Women and Men in Catalhoyuk

Joan Marler
 


 

 

In a recent article in Scientific American (January 2004), "Women and Men at Çatalhöyük," archaeologist Ian Hodder presents "fresh evidence of the relative power of the sexes" in Anatolia 9000 years ago.  Although his research team examined every shred of evidence looking for differences in power or status between the sexes, they found a peaceful, non-hierarchical society in which sex was relatively unimportant in assigning social roles for 1200 years.  This is big news within a discipline that too often assumes sexual asymmetry and warfare to be a fact of life in human societies.

In Hodder's view, this new discovery presents a more complicated picture than the "simplistic" scenario presented by archaeologist Marija Gimbutas who "forcefully argued for an early phase of matriarchal society" as well as belief in a "mother goddess."  Hodder defines matriarchy as "women were the leaders, descent was through the female line, and inheritance passed from mother to daughters." 

Although he states that cultural anthropology provides no substantial claims for true matriarchies, matrilineal cultures are actually well known in anthropology.  The rub comes with questions of female power and divinity. 

Gimbutas repeatedly rejected the term matriarchy because it usually implies rule by women as the mirror image of patriarchy.  Decades ago she described the earliest farming cultures of Europe, as well as Çatalhöyük, as balanced, egalitarian cultures in which the sexes were "more or less on equal footing."

Hodder's team is actually confirming Gimbutas' statement instead of proving her wrong.  People who have seen row after row of female sculptures from Çatalhöyük at the archaeological museum in Ankara may be amazed by Hodder's statement that "much of the art is very masculine."  Hodder uses as evidence the few painted scenes of tiny males with enormous bulls, evidence of feasting, and bull heads mounted within shrines. 

When searching for the symbolic significance of the plentiful bucrania, it's important to keep in mind that bulls are always more expendable than cows and would have been butchered and consumed more frequently.  Hodder ignores the dozen or so sculptures mounted on walls with outspread legs and upraised arms found by James Mellaart in similar excavation levels. 

Some of these figures have clearly marked breasts, are seemingly pregnant or poised above bucrania as though giving birth to animal life.  In Gimbutas' view, such female images functioned as visual metaphors expressing sacred concepts.

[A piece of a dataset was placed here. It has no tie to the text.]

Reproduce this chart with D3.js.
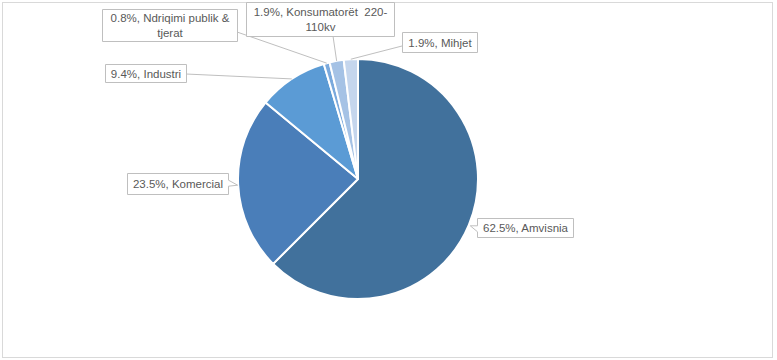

Both she and James Mellaart did not hesitate to use the term "goddess."

I  commend Ian Hodder for recognizing a link between the large clay statuette of a seated, pregnant woman flanked by female leopards found in a grain bin (p. 78) and the figurine with the seed in her body (p. 82). 

These sculptures illustrate an enduring association between grain and the life-giving powers of women reflected in Neolithic art for thousands of years. Hodder apparently rejects a sacred association, implied by Mellaart's and Gimbutas' references to "goddess,"  in favor of a more secular representation of  "the symbolic importance of women" and "sympathetic magic."  

It is interesting to note that clay tablets from Sumer, c. 2000 BC, describe the goddess Inanna pouring forth grain from her womb. Perhaps, as the excavations continue into the upper levels of Çatalhöyük, the sacred dimension rendered in female forms will be recognized as an obvious feature of this balanced, egalitarian society.